Storage of Characters
Storage of Characters
Character Set
- A character set is a list of characters that a computer recognises from their binary representation.
- Each character in a character set has a unique binary code, allowing it to be represented and stored digitally.
- Character sets include typed letters, numbers, symbols, and control characters like line feed and carriage return.
ASCII (American Standard Code for Information Interchange)
- ASCII is a character set that was widely used in the past. Each character is represented by 7 bits, which allows for 128 unique characters (2^7 = 128).
- However, ASCII is limited as it doesn’t include many special characters found in non-English languages.
Unicode
- Unicode is a modern and expansive character set designed to include almost every character from many writing systems.

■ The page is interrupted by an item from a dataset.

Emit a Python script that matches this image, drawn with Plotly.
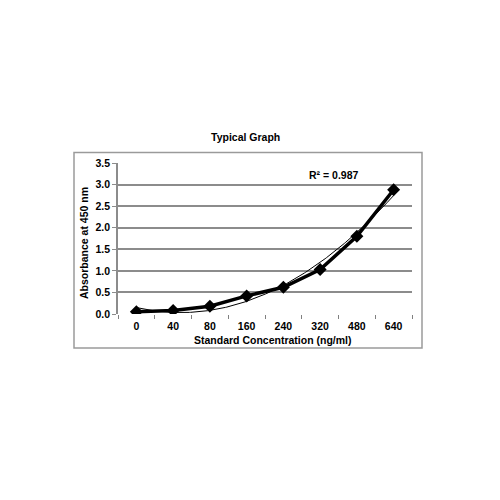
import numpy as np
import plotly.graph_objects as go

categories = ["0", "40", "80", "160", "240", "320", "480", "640"]
absorbance = [0.05, 0.08, 0.18, 0.42, 0.62, 1.03, 1.80, 2.88]
y_ticks = [0.0, 0.5, 1.0, 1.5, 2.0, 2.5, 3.0, 3.5]

idx = np.arange(1, len(categories) + 1)
coef = np.polyfit(idx, absorbance, 2)
xs = np.linspace(1, len(categories), 200)
ys = np.polyval(coef, xs)
pred = np.polyval(coef, idx)
r2 = 1 - np.sum((np.array(absorbance) - pred) ** 2) / np.sum((np.array(absorbance) - np.mean(absorbance)) ** 2)

FONT = "Liberation Sans"
FS = 10.5
fig = go.Figure()
fig.add_trace(go.Scatter(x=xs, y=ys, mode="lines", line=dict(color="black", width=1), hoverinfo="skip"))
fig.add_trace(go.Scatter(x=idx, y=absorbance, mode="lines+markers",
                         line=dict(color="black", width=3.5),
                         marker=dict(symbol="diamond", size=10, color="black")))

OFF = 8  # page offset
L, T = 118 - OFF, 163 - OFF
W, H = 294, 151
R, B = 500 - L - W, 500 - T - H

def px(x):
    return (x - OFF - L) / W

def py(y):
    return (T + H - (y - OFF)) / H

fig.update_layout(
    width=500, height=500, showlegend=False,
    paper_bgcolor="white", plot_bgcolor="white",
    margin=dict(l=L, r=R, t=T, b=B, autoexpand=False),
    font=dict(family=FONT, size=FS, color="black"),
    xaxis=dict(range=[0.5, len(categories) + 0.5], tickmode="array", tickvals=list(idx),
               ticktext=categories, showgrid=False, zeroline=False, ticks="",
               showline=False, ticklabelstandoff=4,
               tickfont=dict(family=FONT, size=FS, color="black", weight="bold"),
               minor=dict(tickmode="array", tickvals=[i + 0.5 for i in range(len(categories) + 1)],
                          ticks="outside", ticklen=4, tickcolor="#808080", tickwidth=1, showgrid=False)),
    yaxis=dict(range=[0, 3.5], tickmode="array", tickvals=y_ticks,
               ticktext=[f"{v:.1f}" for v in y_ticks], showgrid=True, gridcolor="#8c8c8c",
               gridwidth=1.5, zeroline=False, showline=True, linecolor="#8c8c8c", linewidth=1.5,
               ticks="outside", ticklen=4, tickcolor="#8c8c8c",
               tickfont=dict(family=FONT, size=FS, color="black", weight="bold")),
)

fig.add_shape(type="rect", xref="paper", yref="paper",
              x0=px(74), x1=px(422), y0=py(348), y1=py(152.5),
              line=dict(color="#9a9a9a", width=1.5), fillcolor="rgba(0,0,0,0)", layer="below")

def note(text, x, y, angle=0):
    fig.add_annotation(text=f"<b>{text}</b>", xref="paper", yref="paper", x=px(x), y=py(y),
                       xanchor="center", yanchor="middle", showarrow=False, textangle=angle,
                       font=dict(family=FONT, size=FS, color="black"))

note("Typical Graph", 245, 137)
note(f"R² = {r2:.3f}", 333, 175)
note("Absorbance at 450 nm", 84, 243, -90)
note("Standard Concentration (ng/ml)", 273, 340)

fig.write_html("out.html")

- Each Unicode character is typically represented by either 8, 16, or 32 bits, allowing for a much larger number of unique characters than ASCII.
- Unicode’s encoding UTF-8 is backwards compatible with ASCII in that the first 128 characters of Unicode’s UTF-8 are the same as ASCII.
Using Characters in Programming
- In computer programming, characters are stored as variables in the source code.
- To manipulate and use these characters, programs use operations such as concatenation (linking characters together), extraction (getting certain characters from a string), and comparison (seeing if one character is equal, less than, or greater than another).